▶ **Job**
Retype the data exactly, from its first line to the line containing "(heng) at (8,-627)", including both, and skip any picture.

▶ **Given information**
+-------+

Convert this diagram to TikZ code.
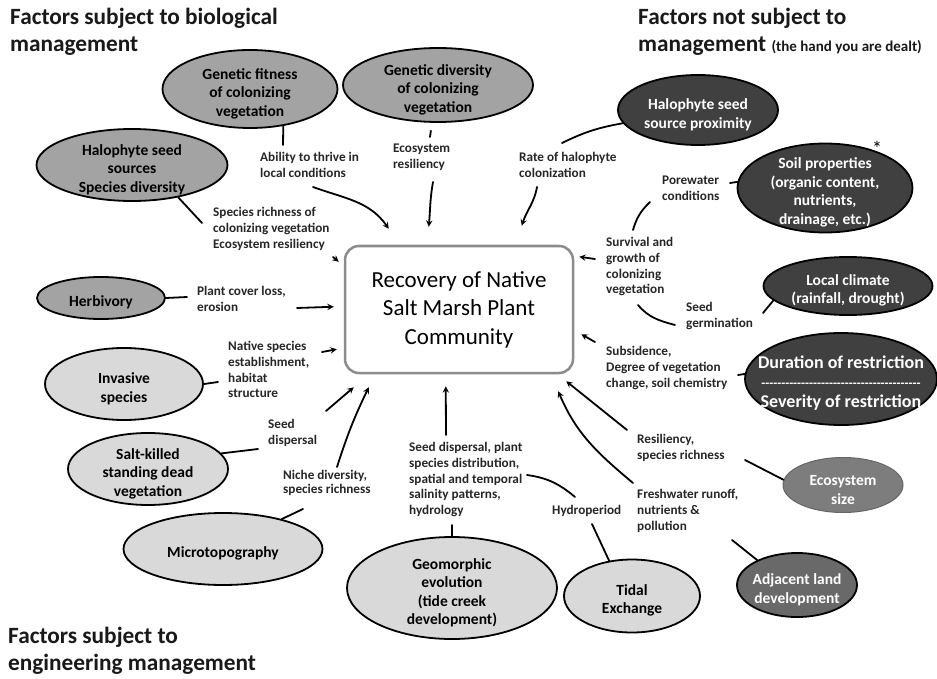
\documentclass[tikz,border=0pt]{standalone}
\usepackage{fontspec}
\setmainfont{Carlito}
\usetikzlibrary{shapes.geometric, arrows.meta, positioning}

\definecolor{fillmid}{RGB}{163,163,163}
\definecolor{filldark}{RGB}{64,64,64}
\definecolor{filllight}{RGB}{217,217,217}
\definecolor{fillsize}{RGB}{125,125,125}
\definecolor{filladj}{RGB}{105,105,105}
\definecolor{boxgray}{RGB}{140,140,140}
\definecolor{labgray}{RGB}{38,38,38}

\newcommand\dashrow{\foreach \k in {1,...,40}{-\kern0pt}}
\newcommand\lift{\rule{0pt}{20pt}}

\tikzset{
  factor/.style = {ellipse, draw, line width=1.8pt, align=center, inner xsep=-8pt, inner ysep=-8pt,
    font=\fontsize{15.5}{18.5}\selectfont\bfseries},
  midfactor/.style = {factor, fill=fillmid},
  lightfactor/.style = {factor, fill=filllight},
  darkfactor/.style = {factor, fill=filldark, text=white},
  effect/.style = {anchor=north west, align=left, inner sep=0pt, text=labgray,
    font=\fontsize{13.2}{15.8}\selectfont\bfseries},
  heading/.style = {anchor=north west, align=left, inner sep=0pt, text=black!90,
    font=\fontsize{23.3}{27}\selectfont\bfseries},
  recovery/.style = {draw=boxgray, line width=2.5pt, rounded corners=14pt, fill=white,
    minimum width=228, minimum height=127, align=center, font=\fontsize{23}{28.5}\selectfont},
  link/.style = {line width=1.8pt},
}

\begin{document}
\begin{tikzpicture} [x=1pt, y=1pt, line cap=round]
\useasboundingbox (0,0) rectangle (937,-679);
\fill [white] (0,0) rectangle (937,-679);

% headings
\node (hbio) at (10,-8) [heading] {Factors subject to biological\\management};
\node (hnot) at (638,-8) [heading] {Factors not subject to\\management {\fontsize{15}{15}\selectfont (the hand you are dealt)}};
\node (heng) at (8,-627) [heading] {Factors subject to\\engineering management};

% centre
\node (recov) at (459,-309.5) [recovery] {Recovery of Native\\Salt Marsh Plant\\Community};

% factors
\node (gfit) at (250,-89) [midfactor, minimum width=175, minimum height=78] {\lift Genetic fitness\\of colonizing\\vegetation};
\node (gdiv) at (438,-85) [midfactor, minimum width=190, minimum height=74] {\lift Genetic diversity\\of colonizing\\vegetation};
\node (halsrc) at (132,-165) [midfactor, minimum width=191, minimum height=72] {\lift Halophyte seed\\sources\\Species diversity};
\node (herb) at (101,-298) [midfactor, minimum width=128, minimum height=42] {\lift Herbivory};
\node (invas) at (124,-384) [lightfactor, minimum width=158, minimum height=72] {\lift Invasive\\species};
\node (salt) at (148,-469) [lightfactor, minimum width=160, minimum height=72] {\lift Salt-killed\\standing dead\\vegetation};
\node (micro) at (223,-549) [lightfactor, minimum width=199, minimum height=72] {\lift Microtopography};
\node (geomorph) at (452,-588) [lightfactor, minimum width=210, minimum height=102] {\lift Geomorphic\\evolution\\(tide creek\\development)};
\node (tidal) at (632,-596) [lightfactor, minimum width=136, minimum height=73] {\lift Tidal\\Exchange};
\node (adjland) at (797,-585) [factor, fill=filladj, text=white, minimum width=120, minimum height=64] {\lift Adjacent land\\development};
\node (ecosz) at (843,-485) [factor, fill=fillsize, draw=black!60, line width=1pt, text=white, minimum width=120, minimum height=55] {\lift Ecosystem\\size};
\node (durat) at (841,-379) [darkfactor, inner xsep=-22pt, minimum width=192, minimum height=92,
    font=\fontsize{18}{19.5}\selectfont\bfseries] {\lift Duration of restriction\\{\fontsize{13}{19.5}\selectfont\dashrow}\\Severity of restriction};
\node (clim) at (848,-286) [darkfactor, minimum width=169, minimum height=58] {\lift Local climate\\(rainfall, drought)};
\node (soil) at (825,-188) [darkfactor, inner ysep=-11pt, minimum width=175, minimum height=89] {\lift Soil properties\\(organic content,\\nutrients,\\drainage, etc.)};
\node (halprox) at (698,-110) [darkfactor, minimum width=160, minimum height=70] {\lift Halophyte seed\\source proximity};
\node (asterisk) at (877,-148) {\fontsize{20}{20}\selectfont *};

% effects
\node (ability) at (260,-152) [effect] {Ability to thrive in\\local conditions};
\node (ecores) at (393,-144) [effect] {Ecosystem\\resiliency};
\node (rate) at (519,-152) [effect] {Rate of halophyte\\colonization};
\node (porew) at (662,-176) [effect] {Porewater\\conditions};
\node (richness) at (213,-207) [effect] {Species richness of\\colonizing vegetation\\Ecosystem resiliency};
\node (survival) at (606,-237) [effect] {Survival and\\growth of\\colonizing\\vegetation};
\node (germ) at (686,-302) [effect] {Seed\\germination};
\node (plantcov) at (197,-286) [effect] {Plant cover loss,\\erosion};
\node (native) at (228,-341) [effect] {Native species\\establishment,\\habitat\\structure};
\node (subsid) at (606,-346) [effect] {Subsidence,\\Degree of vegetation\\change, soil chemistry};
\node (seeddisp) at (268,-419) [effect] {Seed\\dispersal};
\node (resil) at (637,-434) [effect] {Resiliency,\\species richness};
\node (niche) at (283,-470) [effect, font=\fontsize{13.2}{14.5}\selectfont\bfseries] {Niche diversity,\\species richness};
\node (geolab) at (409,-442) [effect] {Seed dispersal, plant\\species distribution,\\spatial and temporal\\salinity patterns,\\hydrology};
\node (hydro) at (552,-505) [effect] {Hydroperiod};
\node (fresh) at (637,-489) [effect] {Freshwater runoff,\\nutrients \&\\pollution};

% arrows into the recovery box
\path [-stealth, link]
    ([shift={(53,-35)}]ability.north west) edge [out=-20, in=125] ([shift={(45,16)}]recov.north west)
    ([shift={(40,-38)}]ecores.north west) edge [out=-100, in=85] ([shift={(85,18)}]recov.north west)
    ([shift={(18,-35)}]rate.north west) edge [out=-100, in=72] ([shift={(178,19)}]recov.north west)
    ([shift={(120,-50)}]richness.north west) edge ([shift={(-5,-17)}]recov.north west)
    ([shift={(100,-22)}]plantcov.north west) edge ([shift={(-10,-62)}]recov.north west)
    ([shift={(94,-11)}]native.north west) edge ([shift={(-7,25)}]recov.south west)
    ([shift={(58,8)}]seeddisp.north west) edge ([shift={(10,-13)}]recov.south west)
    ([shift={(54,3)}]niche.north west) edge [bend left=4] ([shift={(25,-13)}]recov.south west)
    ([shift={(37,7)}]geolab.north west) edge ([shift={(102,-12)}]recov.south west)
    ([shift={(-4,6)}]fresh.north west) edge [out=140, in=-67] ([shift={(-16,-17)}]recov.south east)
    ([shift={(-10,4)}]resil.north west) edge ([shift={(-8,-7)}]recov.south east)
    ([shift={(-11,4)}]subsid.north west) edge ([shift={(7,40)}]recov.south east)
    ([shift={(-11,-22)}]survival.north west) edge ([shift={(5,-12)}]recov.north east);

% factor to effect lines
\path [link]
    (gfit.-48) edge ([shift={(23,7)}]ability.north west)
    ([xshift=-6pt]gdiv.south) edge [shorten <=8pt] ([shift={(37,7)}]ecores.north west)
    (halsrc.-35) edge ([shift={(-11,-16)}]richness.north west)
    (halprox.190) edge [bend right=8] ([shift={(43,9)}]rate.north west)
    (soil.176) edge ([shift={(68,-7)}]porew.north west)
    ([shift={(-12,-26)}]porew.north west) edge [bend right=15] ([shift={(27,7)}]survival.north west)
    ([shift={(32,-68)}]survival.north west) edge [out=-50, in=165] ([shift={(-11,-23)}]germ.north west)
    (clim.191) edge ([shift={(77,-11)}]germ.north west)
    (durat.177) edge ([shift={(132,-29)}]subsid.north west)
    (ecosz.175) edge ([shift={(108,-26)}]resil.north west)
    (adjland.148) edge ([shift={(95,-51)}]fresh.north west)
    (tidal.123) edge ([shift={(40,-19)}]hydro.north west)
    (geomorph.north) edge ([shift={(43,-83)}]geolab.north west)
    ([shift={(118,-33)}]geolab.north west) edge [out=-8, in=140] ([shift={(23,8)}]hydro.north west)
    (micro.27) edge ([shift={(20,-39)}]niche.north west)
    (salt.12) edge ([shift={(-10,-30)}]seeddisp.north west)
    (invas.east) edge ([shift={(-10,-41)}]native.north west)
    (herb.east) edge ([shift={(-10,-11)}]plantcov.north west);
\end{tikzpicture}
\end{document}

+-------+

▶ **Full response**
Convert this diagram to TikZ code.
\documentclass[tikz,border=0pt]{standalone}
\usepackage{fontspec}
\setmainfont{Carlito}
\usetikzlibrary{shapes.geometric, arrows.meta, positioning}

\definecolor{fillmid}{RGB}{163,163,163}
\definecolor{filldark}{RGB}{64,64,64}
\definecolor{filllight}{RGB}{217,217,217}
\definecolor{fillsize}{RGB}{125,125,125}
\definecolor{filladj}{RGB}{105,105,105}
\definecolor{boxgray}{RGB}{140,140,140}
\definecolor{labgray}{RGB}{38,38,38}

\newcommand\dashrow{\foreach \k in {1,...,40}{-\kern0pt}}
\newcommand\lift{\rule{0pt}{20pt}}

\tikzset{
  factor/.style = {ellipse, draw, line width=1.8pt, align=center, inner xsep=-8pt, inner ysep=-8pt,
    font=\fontsize{15.5}{18.5}\selectfont\bfseries},
  midfactor/.style = {factor, fill=fillmid},
  lightfactor/.style = {factor, fill=filllight},
  darkfactor/.style = {factor, fill=filldark, text=white},
  effect/.style = {anchor=north west, align=left, inner sep=0pt, text=labgray,
    font=\fontsize{13.2}{15.8}\selectfont\bfseries},
  heading/.style = {anchor=north west, align=left, inner sep=0pt, text=black!90,
    font=\fontsize{23.3}{27}\selectfont\bfseries},
  recovery/.style = {draw=boxgray, line width=2.5pt, rounded corners=14pt, fill=white,
    minimum width=228, minimum height=127, align=center, font=\fontsize{23}{28.5}\selectfont},
  link/.style = {line width=1.8pt},
}

\begin{document}
\begin{tikzpicture} [x=1pt, y=1pt, line cap=round]
\useasboundingbox (0,0) rectangle (937,-679);
\fill [white] (0,0) rectangle (937,-679);

% headings
\node (hbio) at (10,-8) [heading] {Factors subject to biological\\management};
\node (hnot) at (638,-8) [heading] {Factors not subject to\\management {\fontsize{15}{15}\selectfont (the hand you are dealt)}};
\node (heng) at (8,-627) [heading] {Factors subject to\\engineering management};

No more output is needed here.